Exercise details: Quote every line below exactly and skip any picture.

--- --- ---

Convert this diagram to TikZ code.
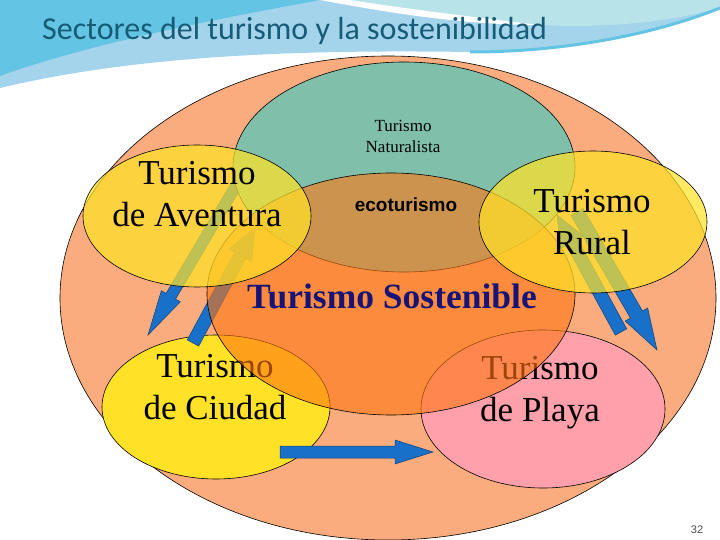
\documentclass[tikz,border=0pt]{standalone}
\usepackage{fontspec}
\setmainfont{Liberation Serif}
\newfontfamily\titlefont{Carlito}
\newfontfamily\arialfont{Liberation Sans}
\usetikzlibrary{calc,shapes.geometric}

\definecolor{skydark}{RGB}{100,196,228}
\definecolor{skylight}{RGB}{164,212,236}
\definecolor{skyteal}{RGB}{184,227,233}
\definecolor{titleblue}{RGB}{22,92,118}
\definecolor{salmon}{RGB}{251,172,126}
\definecolor{teal}{RGB}{128,191,170}
\definecolor{sustorange}{RGB}{255,118,18}
\definecolor{sunyellow}{RGB}{255,226,40}
\definecolor{beachpink}{RGB}{255,160,170}
\definecolor{arrowblue}{RGB}{24,112,200}
\definecolor{navy}{RGB}{22,20,120}

\tikzset{
  sector/.style={ellipse, draw=black, line width=0.6bp, inner sep=0pt},
  bigtext/.style={font=\fontsize{35bp}{42bp}\selectfont, align=center, inner sep=0pt},
  blockarrow/.style={draw=arrowblue!60!black, line width=0.5bp, fill=arrowblue, line join=miter}
}

% block arrow: tail, tip, half shaft, half head, head length
\newcommand{\blockarrow}[5]{%
  \path[blockarrow] ($(#1)!#3!90:(#2)$) -- ($(#2)!#5!(#1)!#3!90:(#2)$)
    -- ($(#2)!#5!(#1)!#4!90:(#2)$) -- (#2) -- ($(#2)!#5!(#1)!#4!-90:(#2)$)
    -- ($(#2)!#5!(#1)!#3!-90:(#2)$) -- ($(#1)!#3!-90:(#2)$) -- cycle;}

\begin{document}
\begin{tikzpicture}[x=1bp, y=-1bp]
        \useasboundingbox[fill=white] (0,0) rectangle (720,540);
        % background swoosh
        \path[fill=skylight] (0,0) -- (720,0) -- (720,8) .. controls (650,36) and (560,52) .. (470,52) .. controls (330,50) and (150,52) .. (0,88) -- cycle;
        \path[fill=skydark] (0,0) -- (320,0) .. controls (240,15) and (100,40) .. (0,76) -- cycle;
        \path[fill=skyteal] (350,0) -- (720,0) -- (720,8) .. controls (660,24) and (600,28) .. (540,25) .. controls (470,18) and (400,8) .. (350,0) -- cycle;
        \path[fill=white] (320,0) .. controls (400,15) and (470,25) .. (540,25) .. controls (480,18) and (400,8) .. (350,0) -- cycle;
        \path[draw=skydark, line width=3bp] (470,52) .. controls (560,52) and (650,36) .. (720,8);
        \node[anchor=base west, inner sep=0pt, font=\titlefont\fontsize{32bp}{38bp}\selectfont, text=titleblue] (title) at (42,40) {Sectores del turismo y la sostenibilidad};
        % outer ellipse
        \node[sector, fill=salmon, minimum width=656bp, minimum height=484bp] (outer) at (388,298) {};
        % city and beach
        \node[sector, fill=sunyellow, minimum width=228bp, minimum height=144bp] (city) at (216,407) {};
        \node[bigtext] (citytext) at (215,387) {Turismo\\de Ciudad};
        \node[sector, fill=beachpink, minimum width=244bp, minimum height=158bp] (beach) at (543,409) {};
        \node[bigtext] (beachtext) at (540,393) {Turismo\\de Playa};
        % arrows
        \coordinate (adv1) at (237,184);
        \coordinate (cit1) at (148,335);
        \coordinate (cit2) at (193,343);
        \coordinate (adv2) at (255,228);
        \coordinate (bea3) at (621,332);
        \coordinate (rur3) at (557,215);
        \coordinate (rur4) at (577,212);
        \coordinate (bea4) at (657,350);
        \coordinate (cit5) at (280,452);
        \coordinate (bea5) at (433,452);
        \blockarrow{adv1}{cit1}{5.5bp}{11bp}{45bp}
        \blockarrow{cit2}{adv2}{6.5bp}{13bp}{31bp}
        \blockarrow{bea3}{rur3}{6.5bp}{13bp}{31bp}
        \blockarrow{rur4}{bea4}{7bp}{13bp}{41bp}
        \blockarrow{cit5}{bea5}{6bp}{12bp}{38bp}
        % nature and sustainable
        \node[sector, fill=teal, minimum width=342bp, minimum height=210bp] (nature) at (404,167) {};
        \node[font=\fontsize{17bp}{21bp}\selectfont, align=center, inner sep=0pt] (naturetext) at (403,136) {Turismo\\Naturalista};
        \node[sector, fill=sustorange, fill opacity=0.6, minimum width=368bp, minimum height=242bp] (sust) at (391,294) {};
        \node[font=\bfseries\fontsize{35.5bp}{42bp}\selectfont, text=navy, inner sep=0pt] (susttext) at (392,296) {Turismo Sostenible};
        \node[font=\arialfont\bfseries\fontsize{19bp}{22bp}\selectfont, inner sep=0pt] (eco) at (406,205) {ecoturismo};
        % adventure and rural
        \node[sector, fill=sunyellow, fill opacity=0.72, minimum width=228bp, minimum height=142bp] (adventure) at (197,216) {};
        \node[bigtext] (adventuretext) at (197,194) {Turismo\\de Aventura};
        \node[sector, fill=sunyellow, fill opacity=0.72, minimum width=228bp, minimum height=142bp] (rural) at (593,222) {};
        \node[bigtext] (ruraltext) at (592,222) {Turismo\\Rural};
        % slide number
        \node[font=\arialfont\fontsize{11bp}{13bp}\selectfont, text=black!70, inner sep=0pt] (num) at (697,530) {32};
    \end{tikzpicture}
\end{document}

--- --- ---

Correct output:
Convert this diagram to TikZ code.
\documentclass[tikz,border=0pt]{standalone}
\usepackage{fontspec}
\setmainfont{Liberation Serif}
\newfontfamily\titlefont{Carlito}
\newfontfamily\arialfont{Liberation Sans}
\usetikzlibrary{calc,shapes.geometric}

\definecolor{skydark}{RGB}{100,196,228}
\definecolor{skylight}{RGB}{164,212,236}
\definecolor{skyteal}{RGB}{184,227,233}
\definecolor{titleblue}{RGB}{22,92,118}
\definecolor{salmon}{RGB}{251,172,126}
\definecolor{teal}{RGB}{128,191,170}
\definecolor{sustorange}{RGB}{255,118,18}
\definecolor{sunyellow}{RGB}{255,226,40}
\definecolor{beachpink}{RGB}{255,160,170}
\definecolor{arrowblue}{RGB}{24,112,200}
\definecolor{navy}{RGB}{22,20,120}

\tikzset{
  sector/.style={ellipse, draw=black, line width=0.6bp, inner sep=0pt},
  bigtext/.style={font=\fontsize{35bp}{42bp}\selectfont, align=center, inner sep=0pt},
  blockarrow/.style={draw=arrowblue!60!black, line width=0.5bp, fill=arrowblue, line join=miter}
}

% block arrow: tail, tip, half shaft, half head, head length
\newcommand{\blockarrow}[5]{%
  \path[blockarrow] ($(#1)!#3!90:(#2)$) -- ($(#2)!#5!(#1)!#3!90:(#2)$)
    -- ($(#2)!#5!(#1)!#4!90:(#2)$) -- (#2) -- ($(#2)!#5!(#1)!#4!-90:(#2)$)
    -- ($(#2)!#5!(#1)!#3!-90:(#2)$) -- ($(#1)!#3!-90:(#2)$) -- cycle;}

\begin{document}
\begin{tikzpicture}[x=1bp, y=-1bp]
        \useasboundingbox[fill=white] (0,0) rectangle (720,540);
        % background swoosh
        \path[fill=skylight] (0,0) -- (720,0) -- (720,8) .. controls (650,36) and (560,52) .. (470,52) .. controls (330,50) and (150,52) .. (0,88) -- cycle;
        \path[fill=skydark] (0,0) -- (320,0) .. controls (240,15) and (100,40) .. (0,76) -- cycle;
        \path[fill=skyteal] (350,0) -- (720,0) -- (720,8) .. controls (660,24) and (600,28) .. (540,25) .. controls (470,18) and (400,8) .. (350,0) -- cycle;
        \path[fill=white] (320,0) .. controls (400,15) and (470,25) .. (540,25) .. controls (480,18) and (400,8) .. (350,0) -- cycle;
        \path[draw=skydark, line width=3bp] (470,52) .. controls (560,52) and (650,36) .. (720,8);
        \node[anchor=base west, inner sep=0pt, font=\titlefont\fontsize{32bp}{38bp}\selectfont, text=titleblue] (title) at (42,40) {Sectores del turismo y la sostenibilidad};
        % outer ellipse
        \node[sector, fill=salmon, minimum width=656bp, minimum height=484bp] (outer) at (388,298) {};
        % city and beach
        \node[sector, fill=sunyellow, minimum width=228bp, minimum height=144bp] (city) at (216,407) {};
        \node[bigtext] (citytext) at (215,387) {Turismo\\de Ciudad};
        \node[sector, fill=beachpink, minimum width=244bp, minimum height=158bp] (beach) at (543,409) {};
        \node[bigtext] (beachtext) at (540,393) {Turismo\\de Playa};
        % arrows
        \coordinate (adv1) at (237,184);
        \coordinate (cit1) at (148,335);
        \coordinate (cit2) at (193,343);
        \coordinate (adv2) at (255,228);
        \coordinate (bea3) at (621,332);
        \coordinate (rur3) at (557,215);
        \coordinate (rur4) at (577,212);
        \coordinate (bea4) at (657,350);
        \coordinate (cit5) at (280,452);
        \coordinate (bea5) at (433,452);
        \blockarrow{adv1}{cit1}{5.5bp}{11bp}{45bp}
        \blockarrow{cit2}{adv2}{6.5bp}{13bp}{31bp}
        \blockarrow{bea3}{rur3}{6.5bp}{13bp}{31bp}
        \blockarrow{rur4}{bea4}{7bp}{13bp}{41bp}
        \blockarrow{cit5}{bea5}{6bp}{12bp}{38bp}
        % nature and sustainable
        \node[sector, fill=teal, minimum width=342bp, minimum height=210bp] (nature) at (404,167) {};
        \node[font=\fontsize{17bp}{21bp}\selectfont, align=center, inner sep=0pt] (naturetext) at (403,136) {Turismo\\Naturalista};
        \node[sector, fill=sustorange, fill opacity=0.6, minimum width=368bp, minimum height=242bp] (sust) at (391,294) {};
        \node[font=\bfseries\fontsize{35.5bp}{42bp}\selectfont, text=navy, inner sep=0pt] (susttext) at (392,296) {Turismo Sostenible};
        \node[font=\arialfont\bfseries\fontsize{19bp}{22bp}\selectfont, inner sep=0pt] (eco) at (406,205) {ecoturismo};
        % adventure and rural
        \node[sector, fill=sunyellow, fill opacity=0.72, minimum width=228bp, minimum height=142bp] (adventure) at (197,216) {};
        \node[bigtext] (adventuretext) at (197,194) {Turismo\\de Aventura};
        \node[sector, fill=sunyellow, fill opacity=0.72, minimum width=228bp, minimum height=142bp] (rural) at (593,222) {};
        \node[bigtext] (ruraltext) at (592,222) {Turismo\\Rural};
        % slide number
        \node[font=\arialfont\fontsize{11bp}{13bp}\selectfont, text=black!70, inner sep=0pt] (num) at (697,530) {32};
    \end{tikzpicture}
\end{document}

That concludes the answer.